What makes a great catch? Its unexpected, it makes a difference, it changes the outcome. I’m sure there were many of us watching the Superbowl last week to see one of those great catches that goes down in the history books like the one David Tyree had for the Giants the year they defeated the Patriots- capturing the ball against his helmet as he went to the turf. It didn’t have to be a name player just a great play, a great catch. Instead what did we get, something akin to the Super bore.
Our three texts today aren’t boring their boasting. Boasting some of God's greatest grabs in history- Isaiah, Paul, and Peter. What if God hadn't grabbed these guys? What if Isaiah had never let us know that "Behold a virgin shall conceive and bear a son?" or "He was wounded for our transgressions?" What if Paul had never turned from persecuting the church to promoting the church? What if Peter had turned down the invitation to fish and consequently the invitation to go from unknown fisherman to the very foundation upon which Christ would build his church?
God, make no mistake, is a pretty good fisherman. He uses lures and lines. But God's lure isn't necessarily deception but rather attention grabbing. God gets Isaiah's attention with glory- not something God faked. In fact, God toned it down. God got Peter's attention by besting Peter's best. Then in each story comes "the line": You probably have heard those catchy lines: “Whom shall I send?” or “Saul, why do you persecute me?” and “Come follow me fisherman and I will make you fish for men.” These are the catchy lines we remember.
Most of us are sitting here today because we're caught by God. Whether it was a lure or the line, God caught our attention and tugged at our hearts. Perhaps some of us, remember how God caught our attention: perhaps it was a Sunday school teacher, a sickness, or a sign in the wilderness. Perhaps it was the caring pastor, the concerned congregation, the inviting neighbor, or the miracle child in our arms.
God's got a lot of tools in his tackle box but most likely whatever way we were caught we stayed because of that great catch that changed the score. Paul states that catch plainly in our second lesson "That Christ died for our sins in accordance with the scriptures that he was buried and that he was raised on the third day in accordance with the scriptures. " (I Cor. 15) This is not some bait and switch lure. This is more like the aroma is wafting off the grill, mom’s ringing the dinner bell and yell "come and get it!" People notice and follow. Paul’s calling us to join God’s great feast which will have no end.

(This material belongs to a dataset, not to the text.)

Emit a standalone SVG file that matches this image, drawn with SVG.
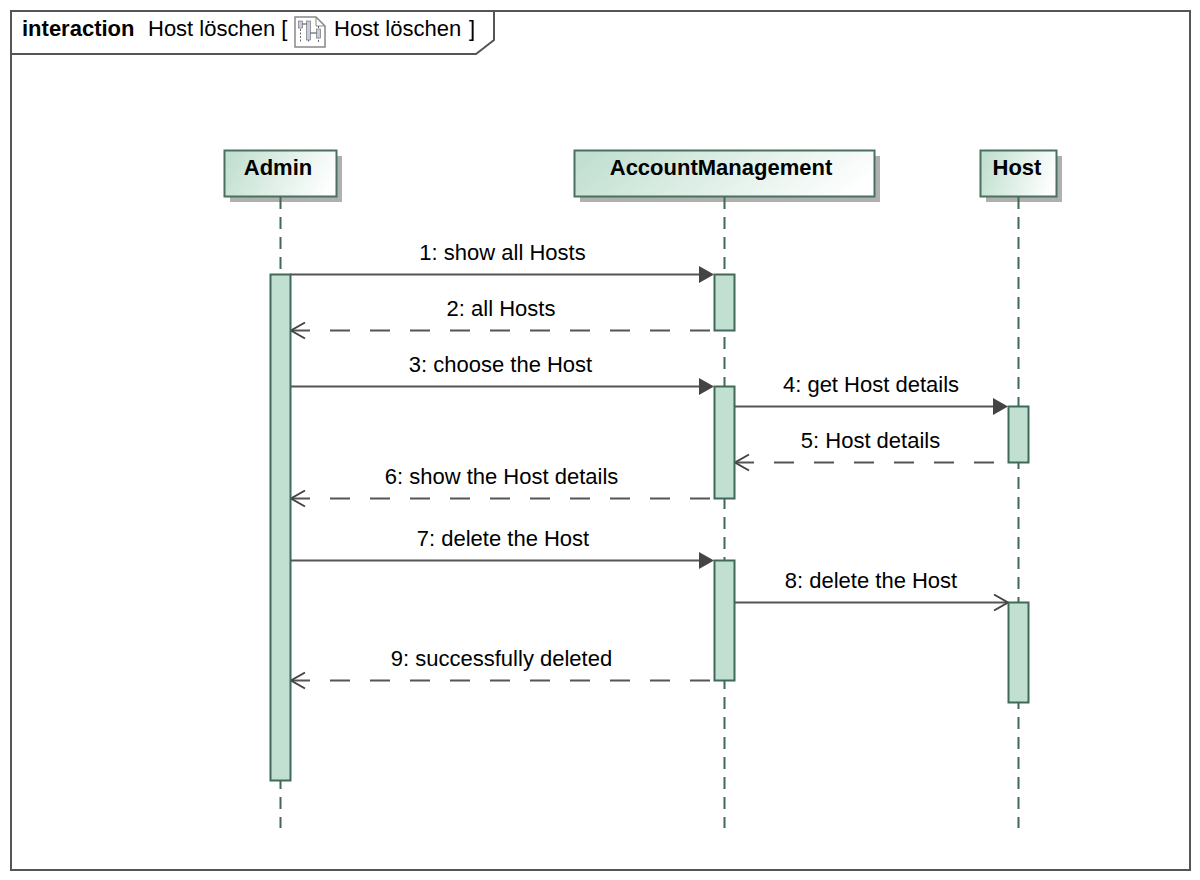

Yet, having been caught by the love of God we cannot forget that we have been caught to catch. Peter had that great catch, but he couldn't sit on his hind end counting his catch because he had to go fish, fish for people. Isaiah didn't stay in the temple but immediately went out to help people catch God's vision, the vision he'd been caught by. Paul was sent to catch people with the vision he had caught of God — the resurrected Christ.
Our congregation has a catch phrase we place in our bulletin every week "To Know Christ and Make Christ Known." It's not supposed to be a gimmick but an honest to goodness explanation of who we are as a community. This is who we are as congregation, a people, ,a family: we are the folks in Greenford who want to know Christ and make Christ known. In other words, we want to say we're caught up in God's love and we want you to be to.
You might acknowledge “yes I’ve been caught up in God’s love and I’m thankful for that but how can I go from that, to being a fisher of people?” First of all, recognize that you're caught in God's love- your one of God's "catches of the day." We wouldn't be here if God hadn't made a difference in our lives. God has gotten our attention, and now we need to get the attention of others because we have a message of hope and life and salvation, and if you don't mind my saying so "Hope, life, salvation" that's not annoying… that's catchy, very catchy.
Jesus loves me this I know… I pray you know Christ and will make Christ known. And remember… you catch’em, God’ll clean em. Amen.